Recently, the White House signed a bill to end the longest government shutdown in American history, but the aftereffects of this political tug-of-war are continuing to ferment in the financial market. At the crucial juncture of the Federal Reserve's December interest rate meeting, the economic data that should have been released intensively suddenly "disappeared" - the October CPI was not released as scheduled, the September employment data was only completed with great difficulty through the emergency recall of employees on unpaid leave, and the October employment report may "never be released". This unprecedented data vacuum has put the Federal Reserve in an awkward situation where it has to implement precise policies but has no reliable basis to rely on.
The severity of the data loss is shocking. From employment to inflation, from GDP to retail sales, 12 core macro indicators failed to be released as planned. White House Press Secretary Levitt had to admit that several important economic data for October may no longer be recoverable. This artificially created information black hole forced the Federal Reserve into a "blind flight" state before the December policy meeting. Market expectations for the Federal Reserve's policy have fluctuated sharply. The FedWatch tool shows that the probability of a 25 basis point rate cut in December has plummeted from 59.4% to less than 50% in just a few days. Such a fluctuation range is extremely rare during a normal data release cycle.
Amid the data vacuum, internal divisions within the Federal Reserve have become increasingly acute. The presidents of the Federal Reserve Banks of Cleveland, San Francisco, Minneapolis and St. Louis formed a hawkish camp, firmly advocating for holding steady and emphasizing that the growth rate of prices must be brought back to the 2% target level. However, Fed governors Milan, Waller and Bowman hold a dovish stance, believing that the existing inflation data is better than expected, providing sufficient support for further interest rate cuts. Dallas Fed President Logan has made it clear that he will oppose interest rate cuts in December. Kansas City Fed President Schmitder also pointed out that "further rate cuts will have little effect on easing any pressure on the labor market." Such public differences are already rare in the past and are even more worrying in the context of data deficiency.

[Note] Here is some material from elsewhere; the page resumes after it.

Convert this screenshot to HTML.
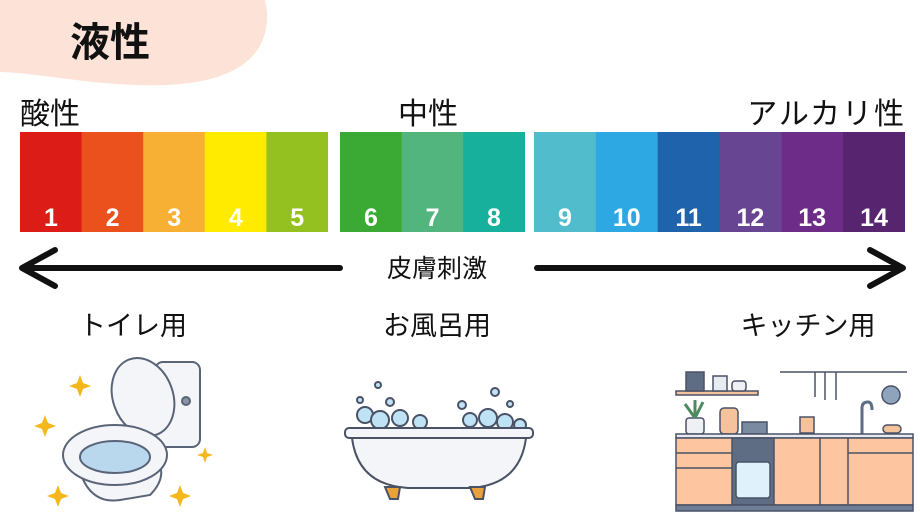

As government agencies resume operations, various statistical departments are working hard to catch up on their tasks, which will lead to the United States facing the most intense period of economic data release in its history in the coming month. Goldman Sachs predicts that the September and October non-farm payroll reports may bombard the market back-to-back for two consecutive days. Investors will have to digest two months of employment reports that may have completely different directions within 24 hours. Ironically, key inflation data such as retail sales, PPI and CPI for October may not be released until December 18th and 19th - which means that at the interest rate meeting on December 9th and 10th, Fed policymakers will not be able to see any key inflation data for October. This time mismatch has turned the decision-making process that should have been based on data into a pure guessing game.
Although the temporary appropriation bill has been signed and come into effect, it can only support the government's operation until January 30, 2026. What is even more worrying is that Congress needs to pass 12 appropriation budgets each year, while the just-passed temporary bill only contains three annual appropriation budgets. This means that in more than two months, the government may once again face a "shutdown" crisis. During the government shutdown, the Democratic Party won in many local elections on livelihood issues, while Trump's approval rating dropped to its lowest level since taking office. This political landscape will only further intensify the confrontation between the two parties and make future budget negotiations even more difficult.
Federal Reserve Chair Powell compared the current situation to "driving through a fog", and this fog is precisely the information disaster artificially created by the political game in the United States. In the coming weeks, as the backlog of data is released intensively, the market will experience a roller-coaster-like fluctuation. Monetary policy, which has been politically kidnapped, has to roll the dice in a gamble with incomplete information - this might be the most absurd yet incredibly real decision-making scenario in the modern financial system. In this financial crisis triggered by political drama, the only certainty is that uncertainty itself has become the greatest source of risk.